The coronavirus (Covid-19) outbreak has caused a slowdown of China’s economic growth. The International Monetary Fund has cut China’s gross domestic product (GDP) growth outlook by 0.4% to 5.6% but also alerted of further alterations, taking into account the extent and magnitude of the impact of the coronavirus outbreak.
The current scenario in the country is going to have an effect on its power demand and generation. China is a world leader in renewable energy investment. The country has proved itself as a leader in wind power installation, wind turbine manufacturing and solar photovoltaic (PV) manufacturing.
The country’s renewable power sector is experiencing the impact of the Covid-19, specifically wind and solar PV, which could witness lower capacity additions in Q1 2020 due to suspended manufacturing and construction works.
China is a leader in terms of solar PV installations and the production of solar PV panels. The country has the largest installed solar power capacity of more than 205GW, contributing more than 35% of the global installations. China’s annual installation was expected to be approximately 30GW in 2020 and the outbreak is likely to impact solar installations at the end of the year in 2020.
Globally, China is the biggest manufacturing economy, including solar PV equipment manufacturing.
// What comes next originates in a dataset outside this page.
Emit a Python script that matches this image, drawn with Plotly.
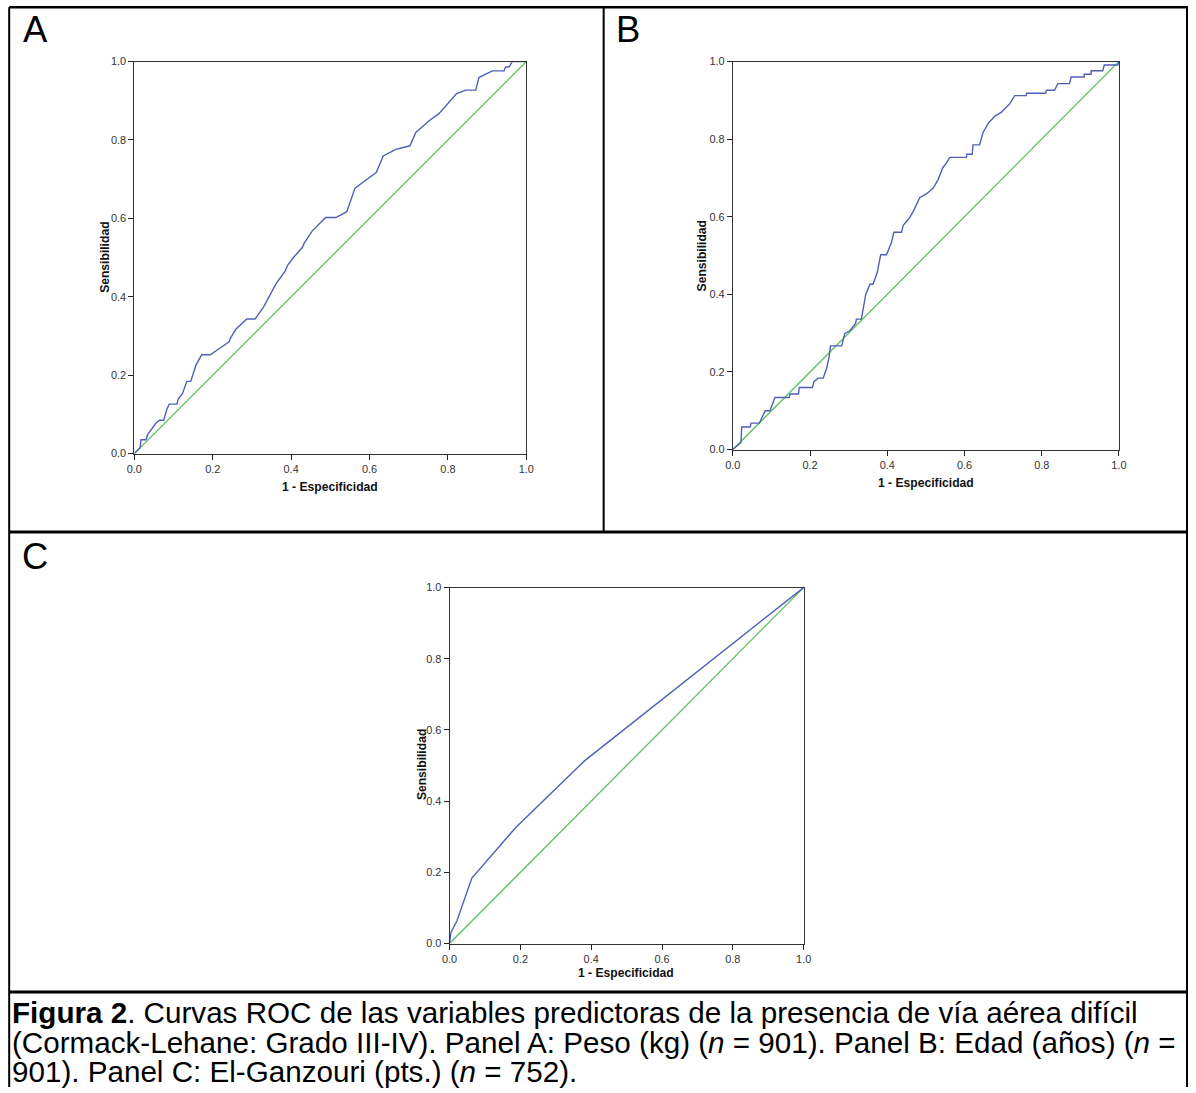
import plotly.graph_objects as go

W, H = 1196, 1093

# ---- data ----
a_fpr = [0.0, 0.008, 0.015, 0.017, 0.030, 0.034, 0.055, 0.064, 0.075, 0.083, 0.089, 0.109, 0.112, 0.123,
         0.134, 0.144, 0.157, 0.172, 0.194, 0.217, 0.242, 0.245, 0.259, 0.287, 0.308, 0.330, 0.361, 0.385,
         0.391, 0.406, 0.429, 0.433, 0.454, 0.488, 0.514, 0.542, 0.563, 0.586, 0.617, 0.635, 0.667, 0.703,
         0.718, 0.752, 0.777, 0.822, 0.845, 0.871, 0.879, 0.913, 0.943, 0.947, 0.956, 0.964, 1.0]
a_tpr = [0.0, 0.007, 0.015, 0.035, 0.035, 0.048, 0.077, 0.085, 0.085, 0.113, 0.126, 0.126, 0.139, 0.153,
         0.184, 0.184, 0.225, 0.252, 0.252, 0.268, 0.285, 0.294, 0.317, 0.343, 0.343, 0.374, 0.432, 0.466,
         0.480, 0.500, 0.526, 0.536, 0.568, 0.602, 0.602, 0.617, 0.677, 0.694, 0.717, 0.759, 0.776, 0.785,
         0.819, 0.849, 0.867, 0.918, 0.927, 0.927, 0.959, 0.976, 0.976, 0.986, 0.986, 1.0, 1.0]

b_fpr = [0.0, 0.021, 0.023, 0.045, 0.047, 0.069, 0.075, 0.084, 0.096, 0.109, 0.146, 0.148, 0.170, 0.172,
         0.206, 0.210, 0.221, 0.234, 0.243, 0.249, 0.253, 0.282, 0.290, 0.303, 0.318, 0.320, 0.333, 0.338,
         0.344, 0.355, 0.363, 0.374, 0.383, 0.398, 0.411, 0.417, 0.437, 0.441, 0.458, 0.469, 0.484, 0.503,
         0.519, 0.531, 0.544, 0.551, 0.562, 0.605, 0.606, 0.620, 0.622, 0.639, 0.648, 0.663, 0.680, 0.695,
         0.708, 0.718, 0.730, 0.760, 0.761, 0.810, 0.812, 0.833, 0.842, 0.872, 0.876, 0.910, 0.910, 0.928,
         0.928, 0.958, 0.962, 0.997, 1.0]
b_tpr = [0.0, 0.018, 0.058, 0.058, 0.068, 0.068, 0.082, 0.100, 0.100, 0.134, 0.134, 0.143, 0.143, 0.160,
         0.160, 0.175, 0.184, 0.184, 0.210, 0.237, 0.267, 0.267, 0.299, 0.306, 0.325, 0.336, 0.336, 0.362,
         0.399, 0.426, 0.426, 0.456, 0.502, 0.502, 0.534, 0.560, 0.560, 0.577, 0.598, 0.617, 0.649, 0.660,
         0.674, 0.694, 0.727, 0.735, 0.753, 0.753, 0.761, 0.761, 0.785, 0.785, 0.817, 0.843, 0.860, 0.869,
         0.881, 0.892, 0.912, 0.912, 0.918, 0.918, 0.926, 0.926, 0.943, 0.943, 0.960, 0.960, 0.967, 0.967,
         0.976, 0.976, 0.991, 0.991, 1.0]

c_fpr = [0.0, 0.004, 0.021, 0.063, 0.187, 0.381, 1.0]
c_tpr = [0.0, 0.031, 0.064, 0.184, 0.326, 0.513, 1.0]

ref_x = [0.0, 1.0]
ref_y = [0.0, 1.0]

tick_vals = [0.0, 0.2, 0.4, 0.6, 0.8, 1.0]
tick_text = ["0.0", "0.2", "0.4", "0.6", "0.8", "1.0"]

x_title = "1 - Especificidad"
y_title = "Sensibilidad"
panel_letters = ["A", "B", "C"]
caption_lines = [
    "<b>Figura 2</b>. Curvas ROC de las variables predictoras de la presencia de vía aérea difícil",
    "(Cormack-Lehane: Grado III-IV). Panel A: Peso (kg) (<i>n</i> = 901). Panel B: Edad (años) (<i>n</i> =",
    "901). Panel C: El-Ganzouri (pts.) (<i>n</i> = 752).",
]

BLUE = "#4F60B6"
GREEN = "#5BC25B"
FONT = "Liberation Sans, Arial, sans-serif"

# the photographed page is shown slightly reduced with a thin white frame;
# positions below are given in target-picture pixels and mapped back here
S = 0.989
OX, OY = 6.4, 5.5


def fx_(X):
    return (X - OX) / S


def fy_(Y):
    return (Y - OY) / S


def px(X):
    return fx_(X) / W


def py(Y):
    return 1 - fy_(Y) / H


def fs(size):
    return size / S


# plot boxes in target pixels: (left, right, top, bottom)
boxes = {
    "A": (133, 526, 61, 453),
    "B": (733, 1120, 61, 449),
    "C": (449, 804, 587, 943),
}

fig = go.Figure()
series = [("A", a_fpr, a_tpr, "x", "y"), ("B", b_fpr, b_tpr, "x2", "y2"), ("C", c_fpr, c_tpr, "x3", "y3")]
for name, sx, sy, xa, ya in series:
    fig.add_trace(go.Scatter(x=ref_x, y=ref_y, mode="lines", xaxis=xa, yaxis=ya,
                             line=dict(color=GREEN, width=1.3), showlegend=False, hoverinfo="skip"))
    fig.add_trace(go.Scatter(x=sx, y=sy, mode="lines", xaxis=xa, yaxis=ya,
                             line=dict(color=BLUE, width=1.4), showlegend=False))

axis_common = dict(range=[0, 1], tickvals=tick_vals, ticktext=tick_text, ticks="outside", ticklen=5,
                   tickwidth=1, tickcolor="#222", showline=True, linecolor="#333", linewidth=1,
                   mirror=True, showgrid=False, zeroline=False, fixedrange=True,
                   tickfont=dict(family=FONT, size=fs(10.8), color="#333"))

layout_axes = {}
for i, (name, _, _, xa, ya) in enumerate(series):
    l, r, t, b = boxes[name]
    suffix = "" if i == 0 else str(i + 1)
    layout_axes["xaxis" + suffix] = dict(axis_common, domain=[px(l), px(r)], anchor="y" + suffix)
    layout_axes["yaxis" + suffix] = dict(axis_common, domain=[py(b), py(t)], anchor="x" + suffix)

annotations = []
title_pos = {
    "A": ((329, 486), (103, 257)),
    "B": ((927, 482), (702, 255)),
    "C": ((626, 972), (421, 764)),
}
for name, ((xx, xy), (yx, yy)) in title_pos.items():
    annotations.append(dict(x=px(xx), y=py(xy), xref="paper", yref="paper", text=f"<b>{x_title}</b>",
                            showarrow=False, xanchor="center", yanchor="middle",
                            font=dict(family=FONT, size=fs(12), color="#111")))
    annotations.append(dict(x=px(yx), y=py(yy), xref="paper", yref="paper", text=f"<b>{y_title}</b>",
                            showarrow=False, xanchor="center", yanchor="middle", textangle=-90,
                            font=dict(family=FONT, size=fs(12), color="#111")))

letter_pos = [(19, 29), (614, 29), (18, 556)]
for letter, (lx, ly) in zip(panel_letters, letter_pos):
    annotations.append(dict(x=px(lx), y=py(ly), xref="paper", yref="paper", text=letter, showarrow=False,
                            xanchor="left", yanchor="middle",
                            font=dict(family=FONT, size=fs(36), color="#000")))

cap_y = [1012, 1042, 1071]
for line, cy in zip(caption_lines, cap_y):
    annotations.append(dict(x=px(8.5), y=py(cy), xref="paper", yref="paper", text=line, showarrow=False,
                            xanchor="left", yanchor="middle",
                            font=dict(family=FONT, size=fs(29.3), color="#000")))

shapes = []


def hline(y_in, x0_in, x1_in, w):
    shapes.append(dict(type="line", xref="paper", yref="paper", x0=x0_in / W, x1=x1_in / W,
                       y0=1 - y_in / H, y1=1 - y_in / H, line=dict(color="#000", width=w)))


def vline(x_in, y0_in, y1_in, w):
    shapes.append(dict(type="line", xref="paper", yref="paper", x0=x_in / W, x1=x_in / W,
                       y0=1 - y0_in / H, y1=1 - y1_in / H, line=dict(color="#000", width=w)))


def clampx(v):
    return min(max(v, 1.2), W - 1.0)


def clampy(v):
    return min(max(v, 1.3), H - 1.0)


hline(clampy(fy_(5.5)), clampx(fx_(5)), W, 2.6)
hline(fy_(531.5), clampx(fx_(5)), W, 3)
hline(fy_(991.5), clampx(fx_(5)), W, 3)
vline(clampx(fx_(5.5)), clampy(fy_(5)), H, 2)
vline(fx_(603.5), clampy(fy_(5)), fy_(531), 2)
vline(clampx(fx_(1193.5)), clampy(fy_(5)), H, 2)

fig.update_layout(
    width=W, height=H, autosize=False,
    margin=dict(l=0, r=0, t=0, b=0),
    paper_bgcolor="white", plot_bgcolor="white",
    showlegend=False,
    annotations=annotations, shapes=shapes,
    **layout_axes,
)

reset_css = (
    "var s=document.createElement('style');"
    "s.textContent='html,body{margin:0!important;padding:0!important;overflow:hidden!important;}"
    "body>div{margin:0!important;padding:0!important;}';"
    "document.head.appendChild(s);"
)

fig.write_html("out.html", config={"displayModeBar": False}, post_script=reset_css)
The solar sector is expected to face the heat, given the tight capacity in solar equipment manufacturing. Of the top ten solar PV manufacturers in terms of module shipments, the majority of them are China-based. These include Jinko Solar, JA Solar, Trina Solar, LONGi Solar, Risen Energy, GCL System and Suntech. Coronavirus-hit province Zhejiang is home to a few of Jinko Solar’s manufacturing works, the largest Solar Module Super League (SMSL), while JA Solar is also involved in manufacturing operations in the province.
Post Covid-19 outbreak, the Jiangsu province in China took the hardest hit in terms of solar PV production capacity as more than 60% of the country’s solar PV panels are made here as per the Gofa institute, a part of the Chinese government’s National Energy Administration (NEA).
The key manufacturing hubs in the Jiangsu province include Canadian Solar, LONGi Group, Trina Solar, Q-CELLS and JA Solar. Due to the outbreak, the solar power market has concerns with regards to material supply shortage and logistical restrictions due to closed borders, which could increase the price of solar modules that otherwise was rapidly plunging. The shortage will delay equipment deliveries and affect the solar sector’s global supply chain.
While the country is beginning to get back to work at a slow pace after the coronavirus outbreak, many factories have not yet started operating at a full capacity due to shortage of staff and raw materials. Solar PV manufacturers such as Trina Solar has alerted about production delays and LONGi Green has commented that there is no significant outcome on its solar PV panel sales and production and its shipment targets will also not experience any changes this year.
The NEA and the State Grid Corporation of China (SGCC) have notified about the threats coronavirus outbreak poses to the power industry and the Chinese Photovoltaic Industry Association (CPIA) has recommended the Chinese government to delay connection deadlines of large-scale solar power projects on March 31 and June 30. In the current situation, late project completion will impact the amount of subsidies received.
The coronavirus outbreak will affect the overall supply chain and solar installations not only in China but globally, mostly the in the US and other countries such as India and Australia, heavily dependent on Chinese raw materials and components. Many solar manufacturing plants located outside of China are dependent on Chinese imports for raw materials such as aluminium framing and solar PV glass.
With more than 75GW installed as of 2019, the US is majorly dependent on solar PV panel production from China. The country is already facing supply bottleneck since the extension in PTC and ITC granted in December 2019. The Q1 production delays due to extended Chinese New Year Holidays as a result of the coronavirus outbreak will worsen the situation for the US developers who will be forced to look out for alternative sourcing avenues.